The Henbest-Birkett house may begin to suggest a renewed platform for exploring the relations between expectations for lifestyle, building, land, and climate. But its real revolutionary current rests, precisely, within its response to the passage of time. Decisions to adapt or congeal, the subjects of active debate in preservation circles, take on exponentially increasing complexity as the products of Modernism succumb to age. A movement for the new and temporal does not go quietly into the old and the permanent.

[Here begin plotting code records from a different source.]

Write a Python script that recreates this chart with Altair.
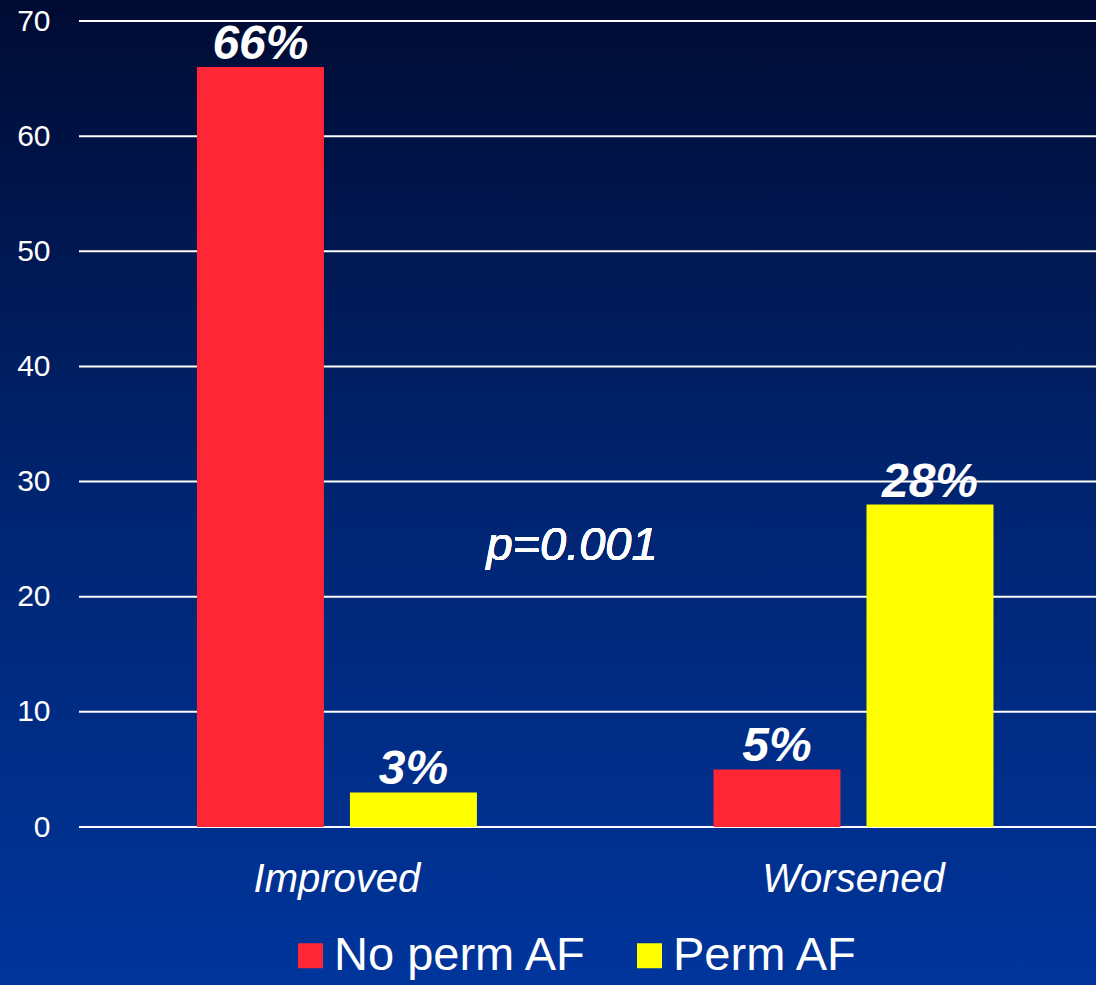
import altair as alt
import pandas as pd

# Share of patients whose status improved or worsened, by AF group
outcomes = ["Improved", "Worsened"]
groups = ["No perm AF", "Perm AF"]
no_perm_af = [66, 5]
perm_af = [3, 28]
y_ticks = [0, 10, 20, 30, 40, 50, 60, 70]

rows = []
for i, outcome in enumerate(outcomes):
    rows.append({"outcome": outcome, "group": groups[0], "value": no_perm_af[i]})
    rows.append({"outcome": outcome, "group": groups[1], "value": perm_af[i]})
df = pd.DataFrame(rows)
df["label"] = df["value"].astype(str) + "%"
ticks_df = pd.DataFrame({"tick": y_ticks})

W, H = 1017, 806
PAD = {"left": 79, "top": 21, "right": 0, "bottom": 158}
FONT = "Liberation Sans"

# full-canvas gradient backdrop
bg = alt.Chart(ticks_df).mark_rect(
    color=alt.Gradient(
        gradient="linear",
        stops=[
            alt.GradientStop(color="#000b33", offset=0),
            alt.GradientStop(color="#002470", offset=0.5),
            alt.GradientStop(color="#00359c", offset=1),
        ],
        x1=0, x2=0, y1=0, y2=1,
    )
).encode(
    x=alt.value(-PAD["left"]),
    x2=alt.value(W + PAD["right"]),
    y=alt.value(-PAD["top"]),
    y2=alt.value(H + PAD["bottom"]),
)

y_scale = alt.Scale(domain=[0, 70], nice=False)
y_axis = alt.Axis(
    title=None,
    values=y_ticks,
    labelFont=FONT,
    labelFontSize=30,
    labelColor="white",
    labelPadding=29,
    ticks=False,
    tickSize=0,
    domain=False,
    grid=False,
    zindex=1,
)

# horizontal gridlines, drawn above the backdrop and below the bars
grid = alt.Chart(ticks_df).mark_rule(color="white", strokeWidth=2).encode(
    y=alt.Y("tick:Q", scale=y_scale, axis=y_axis),
    x=alt.value(0),
    x2=alt.value(W),
)

x_enc = alt.X(
    "outcome:N",
    sort=outcomes,
    scale=alt.Scale(paddingInner=0.458, paddingOuter=0.2134, align=0.535),
    axis=alt.Axis(
        title=None,
        labelAngle=0,
        labelFont=FONT,
        labelFontSize=40,
        labelFontStyle="italic",
        labelColor="white",
        labelBaseline="alphabetic",
        labelPadding=64,
        labelLimit=0,
        ticks=False,
        tickSize=0,
        domain=False,
        grid=False,
        zindex=1,
    ),
)
xoff = alt.XOffset("group:N", sort=groups, scale=alt.Scale(paddingInner=0.17, paddingOuter=0))

bars = alt.Chart(df).mark_bar().encode(
    x=x_enc,
    xOffset=xoff,
    y=alt.Y("value:Q", scale=y_scale, axis=y_axis),
    color=alt.Color(
        "group:N",
        sort=groups,
        scale=alt.Scale(domain=groups, range=["#ff2736", "#ffff00"]),
        legend=alt.Legend(
            title=None,
            orient="none",
            direction="horizontal",
            legendX=208,
            legendY=911,
            padding=0,
            symbolType="square",
            symbolSize=625,
            symbolStrokeWidth=0,
            symbolOpacity=1,
            labelFont=FONT,
            labelFontSize=47,
            labelColor="white",
            labelOffset=0,
            labelLimit=0,
            columnPadding=38,
            zindex=1,
        ),
    ),
)

labels = alt.Chart(df).mark_text(
    font=FONT,
    fontSize=48,
    fontStyle="italic",
    fontWeight="bold",
    color="white",
    baseline="alphabetic",
    dy=-8,
).encode(
    x=alt.X("outcome:N", sort=outcomes),
    xOffset=alt.XOffset("group:N", sort=groups),
    y="value:Q",
    text="label:N",
)

pval = alt.Chart(ticks_df).mark_text(
    font=FONT,
    fontSize=47,
    fontStyle="italic",
    color="white",
    baseline="alphabetic",
    align="center",
    text="p=0.001",
).encode(x=alt.value(493), y=alt.value(539))

chart = alt.layer(bg, grid, bars, labels, pval).properties(
    width=W,
    height=H,
    padding=PAD,
    autosize=alt.AutoSizeParams(type="none"),
    background="#001a66",
).configure_view(stroke=None)

chart.save("out.html", embed_options={"renderer": "svg", "actions": False})
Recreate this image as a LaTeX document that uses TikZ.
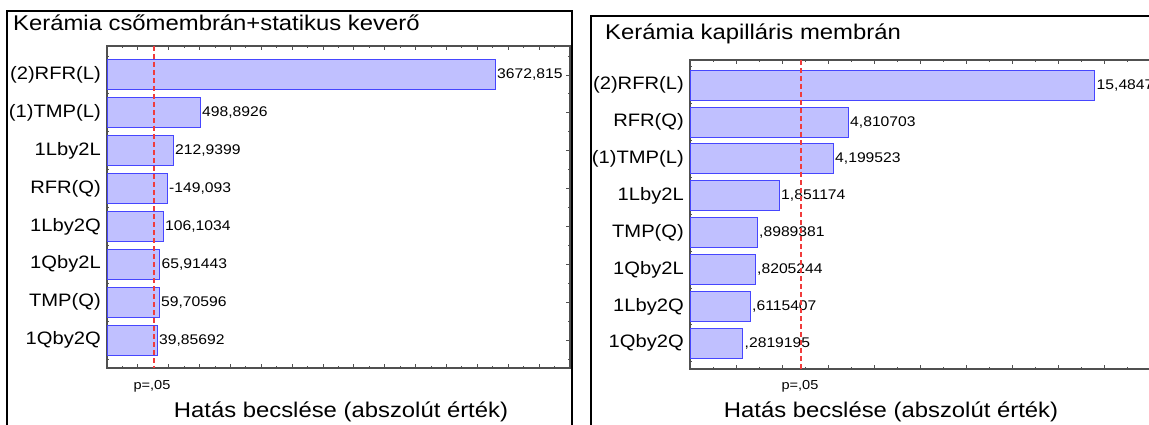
\documentclass[tikz,border=0pt]{standalone}
\usepackage{fontspec}
\setmainfont{Liberation Sans}[FakeStretch=1.12]

\definecolor{barfill}{RGB}{192,192,255}
\definecolor{baredge}{RGB}{70,70,255}
\definecolor{critred}{RGB}{240,60,60}
\definecolor{axisgray}{RGB}{80,80,80}

\tikzset{
  panelframe/.style={line width=2.5pt, black},
  plotaxis/.style={line width=1.3pt, axisgray},
  tickmark/.style={line width=0.9pt, axisgray},
  effbar/.style={draw=baredge, fill=barfill, line width=1pt},
  critline/.style={critred, line width=1.4pt, dash pattern=on 5pt off 3pt},
  catlabel/.style={anchor=east, inner sep=0pt, font=\fontsize{18}{18}\selectfont},
  vallabel/.style={anchor=west, inner sep=0pt, font=\fontsize{14}{14}\selectfont},
  paneltitle/.style={anchor=base west, inner sep=0pt, font=\fontsize{21.3}{22}\selectfont},
  axistitle/.style={inner sep=0pt, font=\fontsize{21.3}{22}\selectfont},
  plabel/.style={inner sep=0pt, font=\fontsize{13}{13}\selectfont},
}

% one bar: name, left x, centre y, right x, factor, value
\newcommand{\effectbar}[6]{
  \draw[effbar] (#2,#3-15) rectangle (#4,#3+15);
  \node[catlabel] (#1lab) at (#2-6,#3) {#5};
  \node[vallabel] (#1val) at (#4+2,#3) {#6};
}
% ticks on top and bottom axis: left x, step, count, top y, bottom y
\newcommand{\xticks}[5]{
  \foreach \k in {0,...,#3}{
    \pgfmathsetmacro\tx{#1+\k*#2}
    \pgfmathsetmacro\tl{mod(\k,2)==0 ? 4 : 2}
    \draw[tickmark] (\tx,#4) -- (\tx,#4+\tl);
    \draw[tickmark] (\tx,#5) -- (\tx,#5-\tl);
  }
}
% ticks on a vertical axis: x, first centre y, pitch, direction (+1 right, -1 left)
\newcommand{\yticks}[4]{
  \foreach \k in {0,...,7}{
    \pgfmathsetmacro\ty{#2+\k*#3}
    \draw[tickmark] (#1,\ty) -- (#1+#4*4,\ty);
    \draw[tickmark] (#1,\ty-#3/2) -- (#1+#4*2,\ty-#3/2);
  }
  \draw[tickmark] (#1,#2+7.5*#3) -- (#1+#4*2,#2+7.5*#3);
}

\begin{document}
\begin{tikzpicture}[x=1pt,y=-1pt]
  \useasboundingbox (0,0) rectangle (1149,425);
  \clip (0,0) rectangle (1149,425);

  % left panel
  \draw[panelframe] (7,430) -- (7,11) -- (572,11) -- (572,430);
  \node[paneltitle] (ltitle) at (13,31) {Kerámia csőmembrán+statikus keverő};
  \draw[plotaxis] (107,46) rectangle (570,368);
  \xticks{107}{15.43}{30}{46}{368}
  \yticks{107}{75}{37.86}{1}
  \yticks{570}{75}{37.86}{-1}

  \effectbar{la}{107}{75}{495}{(2)RFR(L)}{3672,815}
  \effectbar{lb}{107}{112.86}{200}{(1)TMP(L)}{498,8926}
  \effectbar{lc}{107}{150.72}{173}{1Lby2L}{212,9399}
  \effectbar{ld}{107}{188.58}{167}{RFR(Q)}{-149,093}
  \effectbar{le}{107}{226.44}{163}{1Lby2Q}{106,1034}
  \effectbar{lf}{107}{264.3}{159.5}{1Qby2L}{65,91443}
  \effectbar{lg}{107}{302.16}{159}{TMP(Q)}{59,70596}
  \effectbar{lh}{107}{340.02}{157}{1Qby2Q}{39,85692}

  \draw[critline] (154,46) -- (154,368);
  \node[plabel] (lp) at (152,386.7) {p=,05};
  \node[axistitle] (laxis) at (341,412) {Hatás becslése (abszolút érték)};

  % right panel
  \draw[panelframe] (591,430) -- (591,16) -- (1160,16);
  \node[paneltitle] (rtitle) at (605,40) {Kerámia kapilláris membrán};
  \draw[plotaxis] (1160,60) -- (690,60) -- (690,369) -- (1160,369);
  \xticks{690}{23}{20}{60}{369}
  \yticks{690}{85.3}{36.86}{1}

  \effectbar{ra}{690}{85.3}{1094.5}{(2)RFR(L)}{15,4847}
  \effectbar{rb}{690}{122.2}{848}{RFR(Q)}{4,810703}
  \effectbar{rc}{690}{159}{833}{(1)TMP(L)}{4,199523}
  \effectbar{rd}{690}{195.9}{779}{1Lby2L}{1,851174}
  \effectbar{re}{690}{232.7}{757}{TMP(Q)}{,8989381}
  \effectbar{rf}{690}{269.6}{755}{1Qby2L}{,8205244}
  \effectbar{rg}{690}{306.5}{750}{1Lby2Q}{,6115407}
  \effectbar{rh}{690}{343.3}{742.5}{1Qby2Q}{,2819195}

  \draw[critline] (801,60) -- (801,369);
  \node[plabel] (rp) at (800,386.7) {p=,05};
  \node[axistitle] (raxis) at (891,412) {Hatás becslése (abszolút érték)};
\end{tikzpicture}
\end{document}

There are those, in turn, who have come to espouse creativity as critical to the reading and manipulating of history. For Jorge Otero-Pailos, a leading representative of this thinking, “pollution is our most important product as a Modern civilization”; to write over the dirt and flaw of the ages with the tools of conservation is just as substantial an erasure as with those of refashioning. So long as an architecture’s originating motives and principles are continuously pursued, the conversation with that which came before remains true. The staging of evolution, in this bias, is prioritized over the freezing of a fixed moment.
With a debt owed to its slow maturation, the Henbest-Birkett house, then, sets its first precedent as a rare example of a landmark from one era in a compelling dialog with the present. Through it, Pierre Koenig and Robert Sweet are talking; yesterday and today are talking. And, all of this talking might just be a cue to keep talking – that, and to pause before dismissing the featureless or fortressed walls along the asphalt routes of those wheel-crawling holiday jaunts.
Bibliography
Birkett, Stephen (owner). 17 January 2015 interview. Rancho Palos Verdes.
Gates, Thomas P. “The Palos Verdes Ranch Project: Olmsted Brothers’ Design Development for a Picturesque Los Angeles Suburban Community of the 1920’s.” Kent State University: Architronic, 1997.
Jackson, Neil. Pierre Koenig 1925 – 2004: Living with Steel. Hong Kong: Taschen, 2007.
Jensen, Andrew (RPV planner). 04 February 2015 interview. Phone.
Koenig, Pierre. Papers and Drawings. Los Angeles: Getty Research Institute, 03 February 2015 archive visit.
Otero-Pailos, Jorge. “The Ethics of Dust (2009).” www.vimeo.com/5745305. 05 February 2015 website access.
Sweet, Robert (architect). 22 January 2015 interview. Phone.